= Our Don Bradman =

"Our Don Bradman" is a 1930 song by Jack O'Hagan about the legendary Australian cricketer Donald Bradman. It was written just before the 1930 Ashes Test Series between England and Australia, which was held in England that year.

==Content==
The song celebrates Donald Bradman as someone who "has won Australia's very highest praise". It lists his achievements and talents, and declares him the person whom "all Australia raves about", more than "Amy Johnson or little Mickey Mouse". The song also mentions other contemporary Australian cricketers, namely Bill Woodfull, Clarrie Grimmett, Bill Ponsford, Alan Kippax "and the rest", but even though the singer acknowledges that they have "gallantly and nobly done their share", Bradman still "tops them all". The lines "How that Mister Lion, poor fish / must just sit and wish and wish / that our Don had never come across the foam" refer to the lion, one of the symbols of English cricket. The lyrics also mention the British cricketers Maurice Tate and Harold Larwood.

==Lyrics==

Who is it that all Australia raves about?
Who has won our very highest praise?
Now it isn't Amy Johnson or little Mickey Mouse?
No!
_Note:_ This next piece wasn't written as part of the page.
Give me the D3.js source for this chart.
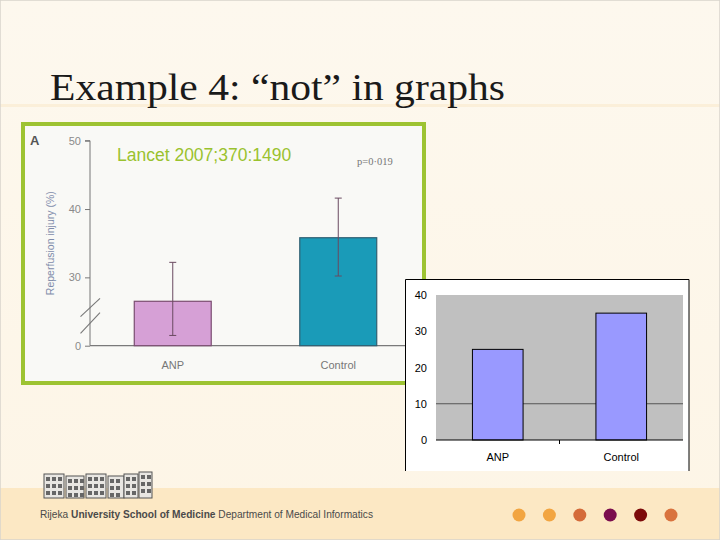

It's just a country lad who's bringing down the house.
And he's

Chorus:
Our Don Bradman,
And I ask you is he any good?
Our Don Bradman,
As a batsman he can sure lay on the wood:
For when he goes in to bat
He knocks ev'ry record flat,
For there isn't anything he cannot do,
Our Don Bradman,
Every Aussie "dips his lid" to you.

Woodfull, Grimmett, Ponsford, Kippax, and the rest
Proved that they were equal to the best;
Now gallantly and nobly we know they've done their share,
But there's one who tops them — a real devil-may-care,
And he's

Our Don Bradman.
Now I ask you is he any good?
Our Don Bradman,
As a batsman he is certainly "plum pud".
Tate and Larwood meet their fate,
For it's always "shut the gate"
When the boy from Bowral hits four after four.
Our Don Bradman
Always manages to top the score.

How that Mister Lion, poor fish, must sit and wish and wish
That our Don had never come across the foam,
Our Don Bradman,
What a welcome waits for you back home,
Tho' those cricketers, now gone — Trumper, Spofforth, and so on —
Wrote their name for ever in the hall of fame,
Our Don Bradman
Is the greatest ever played the game.
(Chorus)

==Public reception==
The song was recorded with a vocal by Art Leonard and released in July 1930 by Regal. Some of O'Hagan's verses were omitted. On the B-side was another cricket song, "Our Eleven", written by Jack Lumsdaine. The sheet music was released at the same time, just as Bradman scored a triple-century in a Test match in England, and sold 40,000 copies in a few days. A piano roll was also released that month, recorded by Laurel Pardey.

The song quickly became popular, and within a few weeks it was being performed at community concerts around Australia. When Bradman returned to his home town of Bowral in November 1930 after the triumphant tour of England, the band at the civic reception played "Our Don Bradman".

The song was voted number one by teenage listeners of radio station 2UW in Sydney in 1967 after it was played as a joke for a listener who had sent it in.